Hace
unos años leí en un artículo de un periódico una entrevista al que había sido
nuncio de la Santa Sede en Hungría durante algunos de los años del tristemente
famoso Telón de Acero. Quizás sea conveniente recordar a los más jóvenes que
tras la II Guerra Mundial (1945) y hasta la simbólica caída del Muro de Berlín
(1989) o la desaparición de la URSS (1991), Europa estuvo dividida en dos. La
mitad oriental ―llamada Europa del Este― estaba bajo el dominio político y
económico de la URSS. El comunismo era la ideología única y una de sus máximas lo
constituía la eliminación de Dios de la sociedad, lo que supuso una fuerte
persecución a cualquier forma de religión. En Hungría la situación era
asfixiante para los creyentes, que tenían prohibido el culto; algunas de las medidas
fue el cierre de los templos católicos y la persecución y encarcelación de los sacerdotes
y obispos que ejercieran su ministerio. Muchos cristianos de Budapest tenían la
costumbre de ir los domingos a museos de la ciudad porque en ellos se exhibían,
solo como algo cultural, cuadros religiosos entro otros objetos históricos.
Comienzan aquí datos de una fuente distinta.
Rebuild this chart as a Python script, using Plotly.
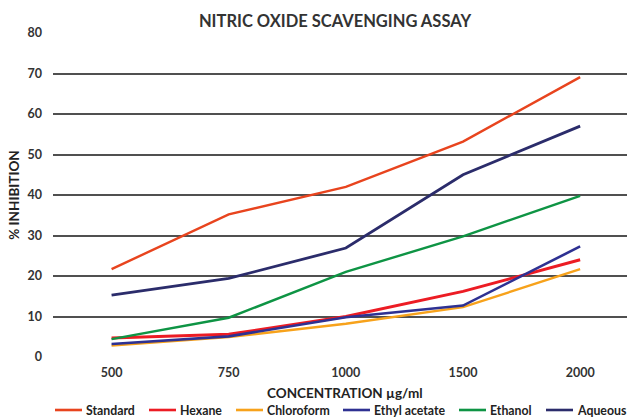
import plotly.graph_objects as go

concentrations = ["500", "750", "1000", "1500", "2000"]
standard = [21.7, 35.2, 42.0, 53.2, 69.1]
hexane = [4.7, 5.6, 10.0, 16.2, 24.0]
chloroform = [2.8, 4.9, 8.2, 12.3, 21.7]
ethyl_acetate = [3.2, 5.1, 9.8, 12.7, 27.3]
ethanol = [4.4, 9.7, 21.0, 29.8, 39.8]
aqueous = [15.3, 19.4, 26.9, 45.0, 57.0]
y_ticks = [0, 10, 20, 30, 40, 50, 60, 70, 80]

series = [
    ("Standard", standard, "#E8441E", 2.4),
    ("Hexane", hexane, "#EC1C24", 3),
    ("Chloroform", chloroform, "#F7A21B", 2.4),
    ("Ethyl acetate", ethyl_acetate, "#2E3192", 2.6),
    ("Ethanol", ethanol, "#0E9444", 2.4),
    ("Aqueous", aqueous, "#2B2C6B", 2.8),
]
# legend layout: pixel start of each legend sample line
legend_line_px = [55, 149, 236, 343, 459, 546]

W, H = 627, 417
L, R, T, B = 53, 0, 33, 60
pw, ph = W - L - R, H - T - B

def px_x(px):
    return (px - L) / pw

def px_y(py):
    return (H - B - py) / ph

xpos = list(range(len(concentrations)))
fig = go.Figure()
for name, vals, color, w in series:
    fig.add_trace(go.Scatter(x=xpos, y=vals, mode="lines", name=name,
                             line=dict(color=color, width=w), showlegend=False))

font_family = "Lato, Open Sans, DejaVu Sans, sans-serif"

# manual legend (shapes + text) to match the reference spacing
legend_y = 410
for (name, _, color, w), x0 in zip(series, legend_line_px):
    fig.add_shape(type="line", xref="paper", yref="paper",
                  x0=px_x(x0), x1=px_x(x0 + 27), y0=px_y(legend_y), y1=px_y(legend_y),
                  line=dict(color=color, width=2.6))
    fig.add_annotation(xref="paper", yref="paper", x=px_x(x0 + 28.5), y=px_y(legend_y),
                       xanchor="left", yanchor="middle", showarrow=False,
                       text="<b>" + name + "</b>",
                       font=dict(size=12.3, color="#222222", family=font_family))

# x-axis title
fig.add_annotation(xref="paper", yref="paper", x=px_x(345), y=px_y(393),
                   xanchor="center", yanchor="middle", showarrow=False,
                   text="<b>CONCENTRATION µg/ml</b>",
                   font=dict(size=13.5, color="#222222", family=font_family))

fig.update_layout(
    width=W, height=H,
    margin=dict(l=L, r=R, t=T, b=B),
    paper_bgcolor="white", plot_bgcolor="white",
    font=dict(family=font_family, color="#333333"),
    title=dict(text="<b>NITRIC OXIDE SCAVENGING ASSAY</b>", x=335/W, xanchor="center",
               y=1 - 21/H, yanchor="middle", font=dict(size=16.5, color="#333333")),
    showlegend=False,
)
fig.update_xaxes(range=[-0.5, 4.40], tickvals=xpos, ticktext=concentrations,
                 showgrid=False, zeroline=False, showline=False, automargin=False,
                 tickfont=dict(size=12.5, color="#333333", weight="bold"),
                 ticklabelstandoff=6)
fig.update_yaxes(range=[0, 80], tickvals=y_ticks, showgrid=True, gridcolor="#505050", gridwidth=1.5,
                 zeroline=False, showline=False, automargin=False,
                 tickfont=dict(size=12.5, color="#333333", weight="bold"),
                 ticklabelstandoff=10,
                 title=dict(text="<b>% INHIBITION</b>", font=dict(size=13.5, color="#222222"),
                            standoff=4))

fig.write_html("out.html", config={"displayModeBar": False},
               post_script="document.body.style.margin='0';document.body.style.overflow='hidden';")
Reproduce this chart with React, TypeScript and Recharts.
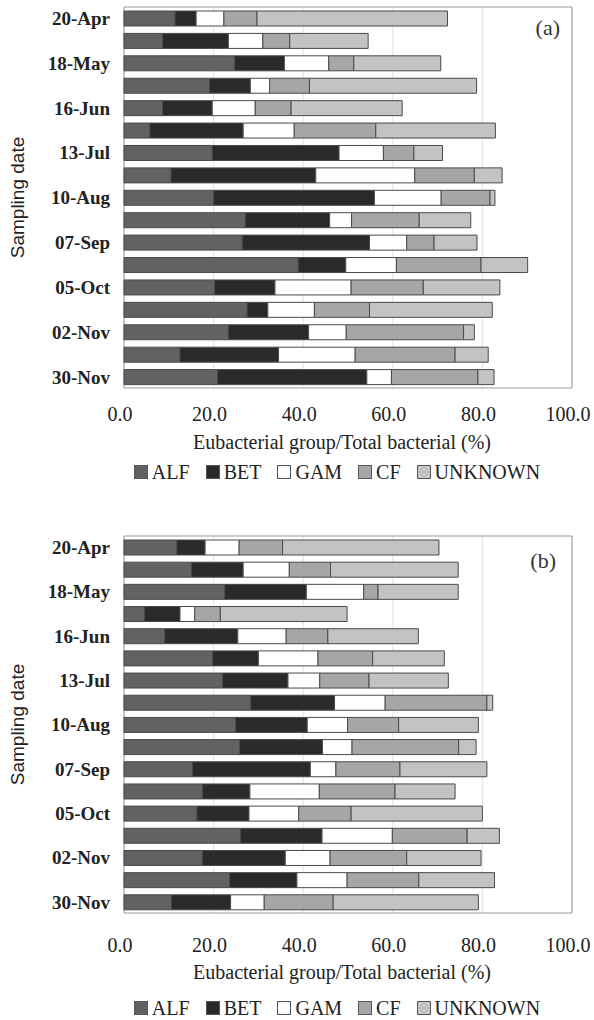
import React from 'react';
import { BarChart, Bar, XAxis, YAxis, CartesianGrid, Legend, ReferenceArea, Label } from 'recharts';

const dates = ['20-Apr', '04-May', '18-May', '01-Jun', '16-Jun', '30-Jun', '13-Jul', '27-Jul', '10-Aug', '24-Aug', '07-Sep', '21-Sep', '05-Oct', '19-Oct', '02-Nov', '16-Nov', '30-Nov'];
const xTicks = [0, 20, 40, 60, 80, 100];
const seriesKeys = ['ALF', 'BET', 'GAM', 'CF', 'UNKNOWN'];
const seriesColors = ['#626262', '#2a2a2a', '#ffffff', '#a6a6a6', '#c3c3c6'];

// Panel (a)
const alfA = [11.4, 8.6, 24.7, 19.1, 8.6, 5.8, 19.7, 10.5, 20.0, 27.1, 26.4, 38.9, 20.2, 27.5, 23.3, 12.5, 20.9];
const betA = [4.7, 14.7, 11.1, 9.1, 11.1, 20.8, 28.3, 32.3, 35.9, 18.8, 28.4, 10.6, 13.5, 4.6, 17.9, 22.0, 33.3];
const gamA = [6.2, 7.7, 9.9, 4.3, 9.6, 11.4, 9.9, 22.1, 14.9, 4.9, 8.3, 11.3, 17.0, 10.4, 8.4, 17.1, 5.5];
const cfA = [7.4, 6.0, 5.6, 8.9, 8.0, 18.2, 6.8, 13.3, 10.9, 15.1, 6.1, 18.9, 16.1, 12.3, 26.2, 22.3, 19.3];
const unkA = [42.5, 17.5, 19.4, 37.3, 24.8, 26.7, 6.4, 6.2, 1.1, 11.5, 9.6, 10.4, 17.1, 27.4, 2.4, 7.4, 3.6];

// Panel (b)
const alfB = [11.8, 15.1, 22.5, 4.6, 9.1, 19.8, 22.0, 28.3, 24.9, 25.8, 15.3, 17.5, 16.3, 26.0, 17.5, 23.6, 10.6];
const betB = [6.3, 11.5, 18.2, 7.9, 16.3, 10.2, 14.6, 18.7, 16.0, 18.5, 26.3, 10.6, 11.6, 18.2, 18.5, 15.0, 13.2];
const gamB = [7.6, 10.3, 12.8, 3.3, 10.8, 13.3, 7.1, 11.3, 9.0, 6.6, 5.7, 15.5, 11.1, 15.7, 10.0, 11.2, 7.5];
const cfB = [9.7, 9.2, 3.2, 5.7, 9.3, 12.2, 11.0, 22.7, 11.4, 23.8, 14.3, 16.9, 11.7, 16.7, 17.1, 16.0, 15.4];
const unkB = [34.9, 28.5, 17.9, 28.3, 20.2, 16.0, 17.7, 1.3, 17.8, 3.9, 19.4, 13.4, 29.3, 7.2, 16.6, 16.9, 32.4];

const build = (cols: number[][]) =>
  dates.map((d, i) => {
    const row: any = { date: d };
    seriesKeys.forEach((k, j) => (row[k] = cols[j][i]));
    return row;
  });

const dataA = build([alfA, betA, gamA, cfA, unkA]);
const dataB = build([alfB, betB, gamB, cfB, unkB]);

const SERIF = '"Liberation Serif", "Times New Roman", serif';
const SANS = '"Liberation Sans", Arial, sans-serif';

const renderLegend = () => (
  <div
    style={{
      height: 24,
      boxSizing: 'border-box',
      paddingLeft: 102,
      display: 'flex',
      justifyContent: 'center',
      alignItems: 'center',
      fontFamily: SERIF,
      fontSize: 20,
      color: '#222',
      lineHeight: '24px',
    }}
  >
    {seriesKeys.map((k, i) => (
      <span key={k} style={{ display: 'inline-flex', alignItems: 'center', marginRight: i < seriesKeys.length - 1 ? 16 : 0 }}>
        <svg width={14} height={14} style={{ display: 'block' }}>
          <rect x={0.5} y={0.5} width={13} height={13} fill={seriesColors[i]} stroke="#555" strokeWidth={1} />
        </svg>
        <span style={{ marginLeft: 4 }}>{k}</span>
      </span>
    ))}
  </div>
);

type PanelProps = {
  data: any[];
  tag: string;
  height: number;
  margin: { top: number; right: number; left: number; bottom: number };
  xAxisHeight: number;
  tickMargin: number;
  labelOffset: number;
  tagOffset: number;
};

function Panel({ data, tag, height, margin, xAxisHeight, tickMargin, labelOffset, tagOffset }: PanelProps) {
  return (
    <BarChart layout="vertical" width={594} height={height} data={data} margin={margin} barSize={15}>
      <CartesianGrid horizontal={false} vertical={true} stroke="#e2e2e2" />
      <XAxis
        type="number"
        domain={[0, 100]}
        ticks={xTicks}
        interval={0}
        tickFormatter={(v: number) => v.toFixed(1)}
        axisLine={false}
        tickLine={false}
        tickSize={0}
        tickMargin={tickMargin}
        height={xAxisHeight}
        tick={{ fontFamily: SERIF, fontSize: 20, fill: '#222', dx: -4 }}
      >
        <Label
          value="Eubacterial group/Total bacterial (%)"
          position="insideBottom"
          offset={labelOffset}
          dx={-6}
          style={{ fontFamily: SERIF, fontSize: 20, fill: '#222' }}
        />
      </XAxis>
      <YAxis
        type="category"
        dataKey="date"
        width={124}
        interval={1}
        axisLine={false}
        tickLine={false}
        tickSize={0}
        tickMargin={14}
        tick={{ fontFamily: SERIF, fontSize: 19, fontWeight: 'bold', fill: '#222' }}
      >
        <Label
          value="Sampling date"
          angle={-90}
          position="insideLeft"
          offset={17}
          style={{ textAnchor: 'middle', fontFamily: SANS, fontSize: 19, fill: '#222' }}
        />
      </YAxis>
      <Legend verticalAlign="bottom" content={renderLegend} />
      {seriesKeys.map((k, i) => (
        <Bar
          key={k}
          dataKey={k}
          stackId="s"
          fill={seriesColors[i]}
          stroke="#4a4a4a"
          strokeWidth={1}
          isAnimationActive={false}
        />
      ))}
      <ReferenceArea
        x1={0}
        x2={100}
        fill="none"
        stroke="#9a9a9a"
        strokeWidth={1}
        ifOverflow="visible"
        label={{ value: tag, position: 'insideTopRight', offset: tagOffset, style: { fontFamily: SERIF, fontSize: 22, fill: '#333' } }}
      />
    </BarChart>
  );
}

export default function App() {
  return (
    <div style={{ position: 'absolute', left: 0, top: 0, width: 594, height: 1020, background: '#fff' }}>
      <Panel
        data={dataA}
        tag="(a)"
        height={490}
        margin={{ top: 7, right: 22, left: 0, bottom: 6 }}
        xAxisHeight={72}
        tickMargin={19}
        labelOffset={11}
        tagOffset={12}
      />
      <Panel
        data={dataB}
        tag="(b)"
        height={530}
        margin={{ top: 46, right: 22, left: 0, bottom: 0 }}
        xAxisHeight={83}
        tickMargin={25}
        labelOffset={17}
        tagOffset={16}
      />
    </div>
  );
}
Algunos de estos cuadros tenían frente a sí unos bancos para facilitar su
observación, que en los creyentes se convertía en contemplación. Mientras que otros los miraban con curiosidad
diversa, ellos lo hacían con verdadera devoción, orando con la escena que les
proponía el pintor. A través de sus ojos clavados en la imagen, su alma se
abría a las grandezas de su Dios, dejándose llevar por donde su Señor quisiera
llevarles.
La
oración contemplativa, verdaderamente es una gracia de Dios. Sin embargo,
nosotros podemos poner de nuestra parte para adquirirla, solicitando tal merced
del Señor.
EL
CREDO EN IMÁGENES está compuesto por más de 100 fotografías que siguen la línea
del Credo. En cada una de sus imágenes, muestra uno o varios aspectos del
artículo de fe que se propone en ese momento. Y cada fotografía está acompañada
por un o pocos textos muy cortos ―párrafos― de santos padres, papas, santos,
etc., que tratan de ayudar a que el que se sitúa frente al libro en ese momento
profundice la grandeza de la verdad mostrada. Quiere que el alma se encuentre
con su Creador, con Su Hijo, con la Santísima Virgen o con la realidad común a
toda existencia terrena en la que nos “jugamos” la eterna. De esta manera, la
frecuencia de su uso contribuirá ciertamente a que, a través de los ojos de la
vista, los ojos del corazón se habitúen a la contemplación de escenas
religiosas que le hablen de la trascendencia a la que todos somos llamados. Constituye
un instrumento con el que facilitar lo que san Ignacio llama “Composición de
lugar” y que sitúa al comenzar cada una de las contemplaciones que componen sus
famosos Ejercicios Espirituales.
El
hábito puede hacer que de la escena del objeto sensible, como el libro, se
pueda ir pasando a la escena no sustentada físicamente, sino localizada, por
así decirlo, en el corazón del hombre.